## SUPPLIED INFORMATION
◇ ◇ ◇ ◇ ◇ ◇ ◇

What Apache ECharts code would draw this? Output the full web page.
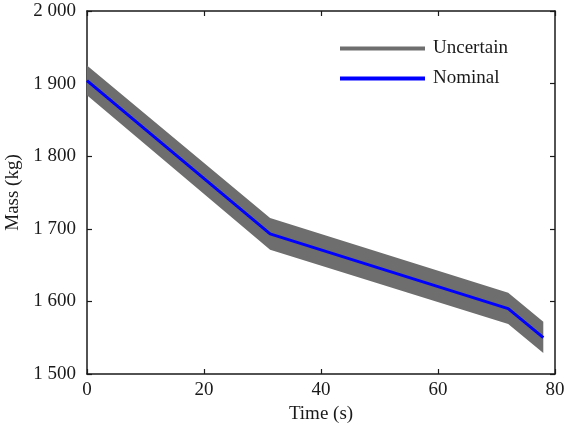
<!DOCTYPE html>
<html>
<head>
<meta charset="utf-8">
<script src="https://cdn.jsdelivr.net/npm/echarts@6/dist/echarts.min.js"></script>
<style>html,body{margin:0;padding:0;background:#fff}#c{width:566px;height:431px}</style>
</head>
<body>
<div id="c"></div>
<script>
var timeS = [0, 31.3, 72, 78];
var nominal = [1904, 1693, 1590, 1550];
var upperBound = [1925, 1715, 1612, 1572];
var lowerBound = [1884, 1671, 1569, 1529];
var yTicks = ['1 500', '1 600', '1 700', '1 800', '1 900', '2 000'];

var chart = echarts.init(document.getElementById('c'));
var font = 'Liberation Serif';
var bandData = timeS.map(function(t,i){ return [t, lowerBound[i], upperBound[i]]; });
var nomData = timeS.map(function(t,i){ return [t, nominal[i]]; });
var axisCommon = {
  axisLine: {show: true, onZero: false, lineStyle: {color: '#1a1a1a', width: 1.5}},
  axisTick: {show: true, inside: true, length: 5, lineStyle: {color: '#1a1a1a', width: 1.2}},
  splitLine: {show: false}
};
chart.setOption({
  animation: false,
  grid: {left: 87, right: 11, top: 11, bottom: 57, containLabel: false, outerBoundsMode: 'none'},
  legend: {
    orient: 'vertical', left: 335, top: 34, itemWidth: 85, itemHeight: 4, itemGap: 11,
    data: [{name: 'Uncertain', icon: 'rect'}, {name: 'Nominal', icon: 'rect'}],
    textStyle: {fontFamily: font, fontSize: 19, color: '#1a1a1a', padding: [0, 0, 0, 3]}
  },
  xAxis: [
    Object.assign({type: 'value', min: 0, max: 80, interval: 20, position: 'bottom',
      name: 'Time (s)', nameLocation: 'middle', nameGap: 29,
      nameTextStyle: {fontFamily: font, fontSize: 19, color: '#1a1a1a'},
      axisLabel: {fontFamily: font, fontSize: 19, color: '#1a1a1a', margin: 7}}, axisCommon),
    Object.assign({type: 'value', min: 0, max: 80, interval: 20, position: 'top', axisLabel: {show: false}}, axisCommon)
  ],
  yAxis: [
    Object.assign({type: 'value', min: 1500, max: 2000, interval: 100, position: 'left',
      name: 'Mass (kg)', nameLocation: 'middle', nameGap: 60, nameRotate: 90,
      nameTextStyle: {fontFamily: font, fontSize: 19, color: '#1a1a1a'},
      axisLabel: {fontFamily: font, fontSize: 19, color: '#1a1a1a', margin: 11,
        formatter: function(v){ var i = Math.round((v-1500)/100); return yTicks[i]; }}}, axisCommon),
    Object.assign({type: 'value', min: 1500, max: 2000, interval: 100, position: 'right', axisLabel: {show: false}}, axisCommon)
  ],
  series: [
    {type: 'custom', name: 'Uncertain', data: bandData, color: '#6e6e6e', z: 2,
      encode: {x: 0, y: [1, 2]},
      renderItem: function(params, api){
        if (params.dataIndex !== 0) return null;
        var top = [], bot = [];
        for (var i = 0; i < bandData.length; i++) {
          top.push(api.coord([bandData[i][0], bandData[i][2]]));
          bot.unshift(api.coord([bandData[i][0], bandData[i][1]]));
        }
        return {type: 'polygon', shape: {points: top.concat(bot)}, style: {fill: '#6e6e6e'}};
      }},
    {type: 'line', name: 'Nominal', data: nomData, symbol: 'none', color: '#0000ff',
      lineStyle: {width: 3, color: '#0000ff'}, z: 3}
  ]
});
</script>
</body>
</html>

◇ ◇ ◇ ◇ ◇ ◇ ◇

Do not copy the pictures, but repeat every line exactly.

What Apache ECharts code would draw this? Output the full web page.
<!DOCTYPE html>
<html>
<head>
<meta charset="utf-8">
<script src="https://cdn.jsdelivr.net/npm/echarts@6/dist/echarts.min.js"></script>
<style>html,body{margin:0;padding:0;background:#fff}#c{width:566px;height:431px}</style>
</head>
<body>
<div id="c"></div>
<script>
var timeS = [0, 31.3, 72, 78];
var nominal = [1904, 1693, 1590, 1550];
var upperBound = [1925, 1715, 1612, 1572];
var lowerBound = [1884, 1671, 1569, 1529];
var yTicks = ['1 500', '1 600', '1 700', '1 800', '1 900', '2 000'];

var chart = echarts.init(document.getElementById('c'));
var font = 'Liberation Serif';
var bandData = timeS.map(function(t,i){ return [t, lowerBound[i], upperBound[i]]; });
var nomData = timeS.map(function(t,i){ return [t, nominal[i]]; });
var axisCommon = {
  axisLine: {show: true, onZero: false, lineStyle: {color: '#1a1a1a', width: 1.5}},
  axisTick: {show: true, inside: true, length: 5, lineStyle: {color: '#1a1a1a', width: 1.2}},
  splitLine: {show: false}
};
chart.setOption({
  animation: false,
  grid: {left: 87, right: 11, top: 11, bottom: 57, containLabel: false, outerBoundsMode: 'none'},
  legend: {
    orient: 'vertical', left: 335, top: 34, itemWidth: 85, itemHeight: 4, itemGap: 11,
    data: [{name: 'Uncertain', icon: 'rect'}, {name: 'Nominal', icon: 'rect'}],
    textStyle: {fontFamily: font, fontSize: 19, color: '#1a1a1a', padding: [0, 0, 0, 3]}
  },
  xAxis: [
    Object.assign({type: 'value', min: 0, max: 80, interval: 20, position: 'bottom',
      name: 'Time (s)', nameLocation: 'middle', nameGap: 29,
      nameTextStyle: {fontFamily: font, fontSize: 19, color: '#1a1a1a'},
      axisLabel: {fontFamily: font, fontSize: 19, color: '#1a1a1a', margin: 7}}, axisCommon),
    Object.assign({type: 'value', min: 0, max: 80, interval: 20, position: 'top', axisLabel: {show: false}}, axisCommon)
  ],
  yAxis: [
    Object.assign({type: 'value', min: 1500, max: 2000, interval: 100, position: 'left',
      name: 'Mass (kg)', nameLocation: 'middle', nameGap: 60, nameRotate: 90,
      nameTextStyle: {fontFamily: font, fontSize: 19, color: '#1a1a1a'},
      axisLabel: {fontFamily: font, fontSize: 19, color: '#1a1a1a', margin: 11,
        formatter: function(v){ var i = Math.round((v-1500)/100); return yTicks[i]; }}}, axisCommon),
    Object.assign({type: 'value', min: 1500, max: 2000, interval: 100, position: 'right', axisLabel: {show: false}}, axisCommon)
  ],
  series: [
    {type: 'custom', name: 'Uncertain', data: bandData, color: '#6e6e6e', z: 2,
      encode: {x: 0, y: [1, 2]},
      renderItem: function(params, api){
        if (params.dataIndex !== 0) return null;
        var top = [], bot = [];
        for (var i = 0; i < bandData.length; i++) {
          top.push(api.coord([bandData[i][0], bandData[i][2]]));
          bot.unshift(api.coord([bandData[i][0], bandData[i][1]]));
        }
        return {type: 'polygon', shape: {points: top.concat(bot)}, style: {fill: '#6e6e6e'}};
      }},
    {type: 'line', name: 'Nominal', data: nomData, symbol: 'none', color: '#0000ff',
      lineStyle: {width: 3, color: '#0000ff'}, z: 3}
  ]
});
</script>
</body>
</html>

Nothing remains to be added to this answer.